SMTP (Simple Mail Transfer Protocol)
- These protocols are important for sending and distributing outgoing emails.
- The header of the mail has the receiver email id and delivers the mail.
PPP (Point to Point Protocol)
- It is used to create a direct connection between two devices.
- It allows an exchange of information between users after authentication.
- Eg. Bit Torrent
FTP (File Transfer Protocol)
- It is used for transferring files from one system to the other. This works on a client-server model.
- When a device requests for file transfer from another device, a connection is set up after the authentication of the users, the file transfer takes place.
SFTP (Secure File Transfer Protocol)
- SFTP is also known as SSH FTP refers to File Transfer Protocol (FTP) over Secure Shell (SSH)
- It encrypts files then sends them over a secure shell data stream and remotely connect to the user after execution of commands in the terminal.
HTTP (Hyper Text Transfer Protocol)
- It is used for transfer hypertext over the WWW (World Wide Web) for information transfer.
- It defines how information needs to be formatted and transmitted. It also defines how the web browser would act when a request is made to a web page.
HTTPS (Hyper-Text Transfer Protocol Secure)
- HTTPS is an extension of the Hypertext Transfer Protocol (HTTP).
- It is used for secure communication over a computer network with the SSL/TLS protocol for encryption and authentication.
TELNET (Terminal Network)
- TELNET is a standard TCP/IP protocol used for virtual terminal service given by ISO.
- The computer which establishes the connection is called a remote computer and which is connecting is called the local computer.
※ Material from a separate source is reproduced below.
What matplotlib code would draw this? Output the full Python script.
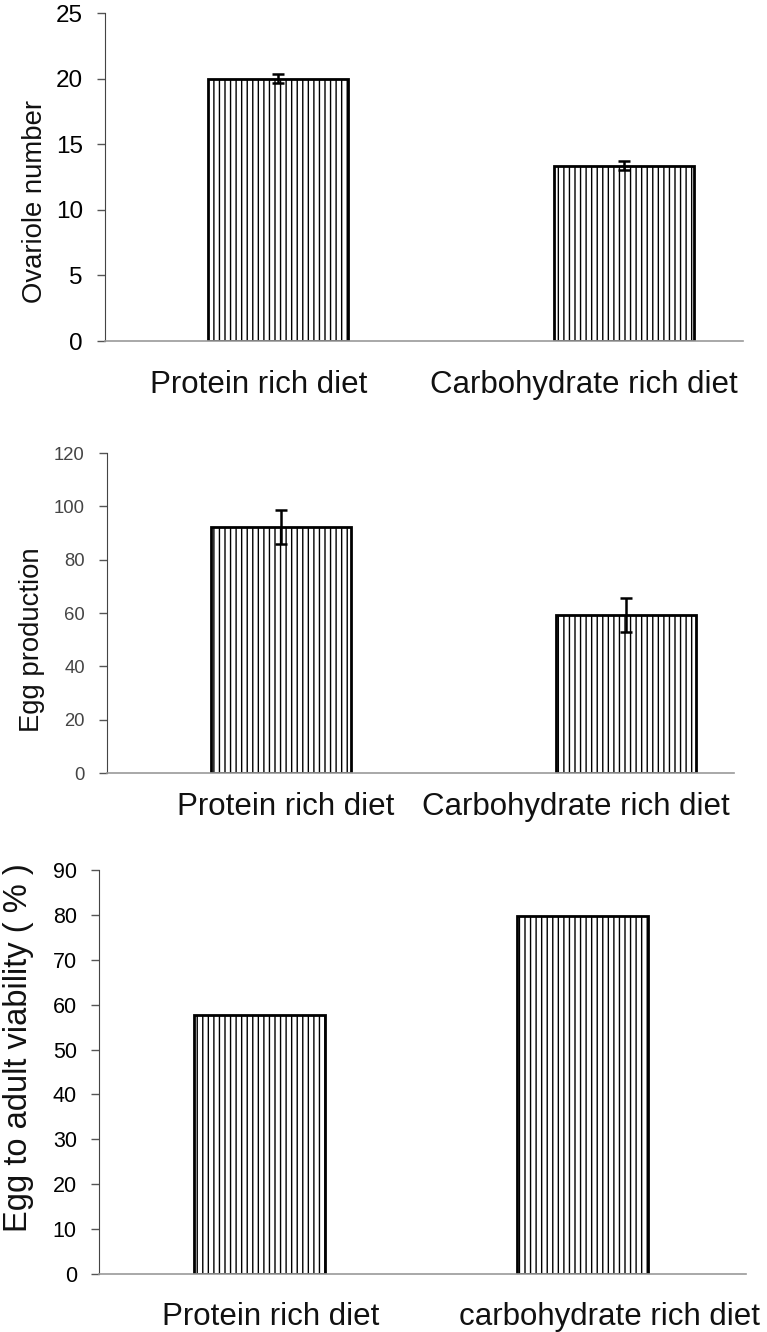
import numpy as np
import matplotlib
matplotlib.use('Agg')
import matplotlib.pyplot as plt

plt.rcParams['font.family'] = ['Liberation Sans', 'DejaVu Sans']
plt.rcParams['hatch.linewidth'] = 1.0

# data
diets_1 = ['Protein rich diet', 'Carbohydrate rich diet']
ovariole = [20.0, 13.35]
ovariole_err = [0.35, 0.35]

diets_2 = ['Protein rich diet', 'Carbohydrate rich diet']
eggs = [92.2, 59.1]
eggs_err = [6.5, 6.4]

diets_3 = ['Protein rich diet', 'carbohydrate rich diet']
viability = [57.6, 79.7]

W, H = 767, 1332
fig = plt.figure(figsize=(W / 100, H / 100), dpi=100)


def box(l, r, t, b):
    return [l / W, 1 - b / H, (r - l) / W, (b - t) / H]


def panel(rect, cats, vals, err, ymax, ystep, ylabel, bar_x, bar_w, lab_x,
          lab_pad, tick_size, tick_color, ylab_size, ylab_xy):
    ax = fig.add_axes(rect)
    ax.bar(bar_x, vals, width=bar_w, color='white', edgecolor='black',
           linewidth=2, hatch='|||', zorder=2)
    if err is not None:
        ax.errorbar(bar_x, vals, yerr=err, fmt='none', ecolor='black',
                    elinewidth=1.8, capsize=4.5, capthick=1.8, zorder=3)
    ax.set_xlim(0, 2)
    ax.set_ylim(0, ymax)
    ax.set_yticks(np.arange(0, ymax + 0.1, ystep))
    ax.set_xticks(lab_x)
    ax.set_xticklabels(cats, fontsize=22.5, color='#111111')
    ax.tick_params(axis='x', length=0, pad=lab_pad)
    ax.tick_params(axis='y', length=6, width=1, color='#555555',
                   labelsize=tick_size, labelcolor=tick_color, pad=10)
    for s in ['top', 'right']:
        ax.spines[s].set_visible(False)
    ax.spines['left'].set_color('#444444')
    ax.spines['bottom'].set_color('#999999')
    ax.spines['bottom'].set_linewidth(1.2)
    ax.set_ylabel(ylabel, fontsize=ylab_size, color='#111111')
    ax.yaxis.label.set_va('center')
    ax.yaxis.set_label_coords(*ylab_xy)
    return ax


# panel 1
panel(box(105, 743, 13, 341), diets_1, ovariole, ovariole_err, 25, 5,
      'Ovariole number', [0.542, 1.627], 0.44, [0.481, 1.50], 21,
      17.5, '#000000', 19.8, (-0.11, 0.424))

# panel 2
panel(box(107, 734, 453, 773), diets_2, eggs, eggs_err, 120, 20,
      'Egg production', [0.555, 1.656], 0.447, [0.569, 1.496], 13.7,
      13.3, '#444444', 19.8, (-0.119, 0.416))

# panel 3
panel(box(99, 746, 870, 1274), diets_3, viability, None, 90, 10,
      'Egg to adult viability ( % )', [0.496, 1.496], 0.405, [0.532, 1.578],
      20, 15.5, '#000000', 23.5, (-0.124, 0.56))

plt.savefig('out.png', dpi=100)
TELNET operation allows screen-share on the remote computer which can be displayed by the local computer. This operates on the client/server model. The local computer uses the telnet client program whereas the remote computer uses the telnet server program.
- Telnet is not a secure communication protocol because it does not use any security mechanism and transfers the data over the network/internet in a plain-text form including the passwords so anyone can sniff the packets to get that important information.
POP3 (Post Office Protocol 3)
- It has two MAA (Message Access Agents) for the client and the receiver accessing the messages from the mailbox.
- It is used to retrieve and manage emails from the mailbox on the receiver mail server to the receiver’s computer. This is implied between the receiver and receiver mail server.
SSH (Secure Shell)
- It is used to access network devices and servers over the internet.
- It provides strong authentication and secure communications over insecure channels by encryption of the information and once it is encrypted it is difficult to decrypt.
- It uses port 22 by default.
- It protects the network from attacks like IP spoofing, IP source routing. If an attacker has somehow managed to take over the network, then SSH forces to disconnect.
UDP (User Datagram Protocol)
- It is also referred to as UDP/IP and is a Transfer Layer protocol.
- It is high performance and less latency, it permits to drop packets instead of processing the delayed packets.
- It does not perform any error checking which helps save bandwidth.
- Transmission Control Protocol (TCP) is much more costly and with over head latency.
VNC (Virtual Network Computing)
- Virtual Network Computing is a graphical desktop-sharing system that uses the Remote Frame Buffer protocol to remotely control another computer.
- It transmits the keyboard and mouse input from one computer to another, relaying the graphical-screen updates, over a network.